Why choose NBFC over bank?

Choosing an NBFC over a bank can offer faster loan approval, more flexible lending criteria, and specialized services tailored for specific sectors, making them an attractive option for many borrowers.

Is money safe in NBFC?

While NBFCs are regulated by the RBI, they do not offer the same level of deposit insurance as banks. Therefore, while they are generally safe, it’s essential to assess each NBFC's credibility.

Is Bajaj Finserv a bank or NBFC?

Bajaj Finserv is a Non-Banking Financial Company (NBFC) that offers a wide range of financial services, including loans, insurance, and investment products, but it does not operate as a bank.

Is NBFC good or bad?

NBFCs can be beneficial due to their flexibility and quick loan processing; however, they may have higher interest rates. It's crucial to evaluate individual circumstances before deciding.

What is the major difference between a bank and an NBFC?
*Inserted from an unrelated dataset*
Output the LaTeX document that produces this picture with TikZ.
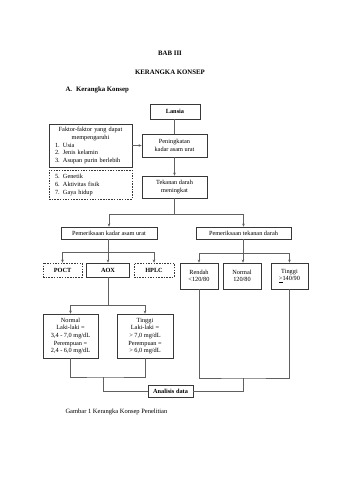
\documentclass[tikz,border=0pt]{standalone}
\usepackage{fontspec}
\setmainfont{Liberation Serif}
\usetikzlibrary{arrows.meta}
\newcommand\dgfont{\fontsize{6.3}{7.6}\selectfont}
\newcommand\numitem[2]{\makebox[71pt][l]{\makebox[8pt][l]{#1}#2}}
\colorlet{lineC}{black!62}
\colorlet{boxC}{black!78}
\tikzset{
  box/.style={draw=boxC, line width=0.7pt, inner sep=0pt, align=center, font=\dgfont},
  dbox/.style={box, dash pattern=on 1.5pt off 1.2pt},
  conn/.style={draw=lineC, line width=0.6pt},
  arr/.style={conn, -{Stealth[length=3pt,width=2.6pt]}},
  title/.style={font=\fontsize{6.8}{8}\selectfont\bfseries},
}
\begin{document}
\begin{tikzpicture}[x=1pt,y=-1pt]
\useasboundingbox[fill=white] (0,0) rectangle (339,480);

\node[title] (bab) at (170,53) {BAB III};
\node[title] (kk) at (170,72) {KERANGKA KONSEP};
\node[title, anchor=west] (sub) at (62,90) {A.\hspace{4pt}Kerangka Konsep};

\node[box, minimum width=50, minimum height=15, font=\dgfont\bfseries] (lansia) at (175,111.5) {Lansia};
\node[box, minimum width=65, minimum height=23] (ping) at (174.5,145.5) {Peningkatan\\kadar asam urat};
\node[box, minimum width=83, minimum height=43, text width=71pt, inner xsep=6pt,
      font=\fontsize{6.3}{7.7}\selectfont] (faktor) at (90.5,145.5)
  {Faktor-faktor yang dapat\\mempengaruhi\\
   \numitem{1.}{Usia}\\ \numitem{2.}{Jenis kelamin}\\ \numitem{3.}{Asupan purin berlebih}};
\node[dbox, minimum height=29, text width=71pt, inner xsep=6pt, align=left,
      font=\fontsize{6.3}{8}\selectfont] (faktor2) at (90.5,184.5)
  {\makebox[8pt][l]{5.}Genetik\\ \makebox[8pt][l]{6.}Aktivitas fisik\\ \makebox[8pt][l]{7.}Gaya hidup};
\node[box, minimum width=65, minimum height=22] (tek) at (174.5,187) {Tekanan darah\\meningkat};

\node[box, minimum width=96, minimum height=12] (pk) at (109,233) {Pemeriksaan kadar asam urat};
\node[box, minimum width=95, minimum height=12] (pt) at (243.5,233) {Pemeriksaan tekanan darah};

\node[dbox, minimum width=39, minimum height=14, font=\dgfont\bfseries] (poct) at (62.5,270) {POCT};
\node[box, minimum width=43, minimum height=14, font=\dgfont\bfseries] (aox) at (108,270) {AOX};
\node[dbox, minimum width=40, minimum height=14, font=\dgfont\bfseries] (hplc) at (154,270) {HPLC};

\node[box, minimum width=38, minimum height=26] (rendah) at (199,276) {Rendah\\<120/80};
\node[box, minimum width=38, minimum height=26] (normt) at (242,276) {Normal\\120/80};
\node[box, minimum width=37, minimum height=26] (tinggit) at (289.5,276) {Tinggi\\\underline{>}140/90};

\node[box, minimum width=55, minimum height=44] (normu) at (70.5,336)
  {Normal\\Laki-laki =\\3,4 - 7,0 mg/dL\\Perempuan =\\2,4 - 6,0 mg/dL};
\node[box, minimum width=56, minimum height=44] (tinggiu) at (145,336)
  {Tinggi\\Laki-laki =\\> 7,0 mg/dL\\Perempuan =\\> 6,0 mg/dL};

\node[box, minimum width=45, minimum height=12, font=\dgfont\bfseries] (analisis) at (170.5,391) {Analisis data};

\node[anchor=west, font=\fontsize{6.5}{8}\selectfont] (cap) at (62,412) {Gambar 1 Kerangka Konsep Penelitian};

% connectors
\coordinate (j1) at (174.5,214);
\coordinate (j2) at (108,252);
\coordinate (j3) at (243,253);
\coordinate (j4) at (108,305);
\coordinate (j5) at (103,377);
\coordinate (j6) at (243,378);

\draw[conn] (lansia.south -| ping.north) -- (ping.north);
\draw[arr] (faktor.east) -- (ping.west);
\draw[arr] (ping.south) -- (tek.north);
\draw[conn] (tek.south) -- (j1);
\draw[arr] (j1) -| (pk.north);
\draw[arr] (j1) -| (pt.north);

\draw[arr] (aox.north |- pk.south) -- (aox.north);
\draw[arr] (j2) -| (poct.north);
\draw[arr] (j2) -| (hplc.north);

\draw[conn] (pt.south -| j3) -- (j3);
\draw[arr] (j3) -| (rendah.north);
\draw[arr] (j3) -- (j3 |- normt.north);
\draw[arr] (j3) -| (tinggit.north);

\draw[conn] (aox.south) -- (j4);
\draw[arr] (j4) -| (normu.north);
\draw[arr] (j4) -| (tinggiu.north);

\draw[conn] (normu.south) |- (j5) -| (tinggiu.south);
\draw[conn] (j5) |- (analisis.west);
\draw[conn] (rendah.south) |- (j6) -| (tinggit.south);
\draw[conn] (j6) |- (analisis.east);
\end{tikzpicture}
\end{document}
The main difference is that banks are regulated by the RBI and can accept deposits, while NBFCs are not allowed to accept deposits and have more flexible lending criteria.

Who regulates NBFC?

Non-Banking Financial Companies (NBFCs) are regulated by the Reserve Bank of India (RBI) but are governed under the Companies Act, 1956, rather than the Banking Regulation Act.

Can NBFC give a loan?

Yes, NBFCs can provide loans for personal, business, or vehicle financing. They offer flexible loan terms and quicker processing compared to traditional banks.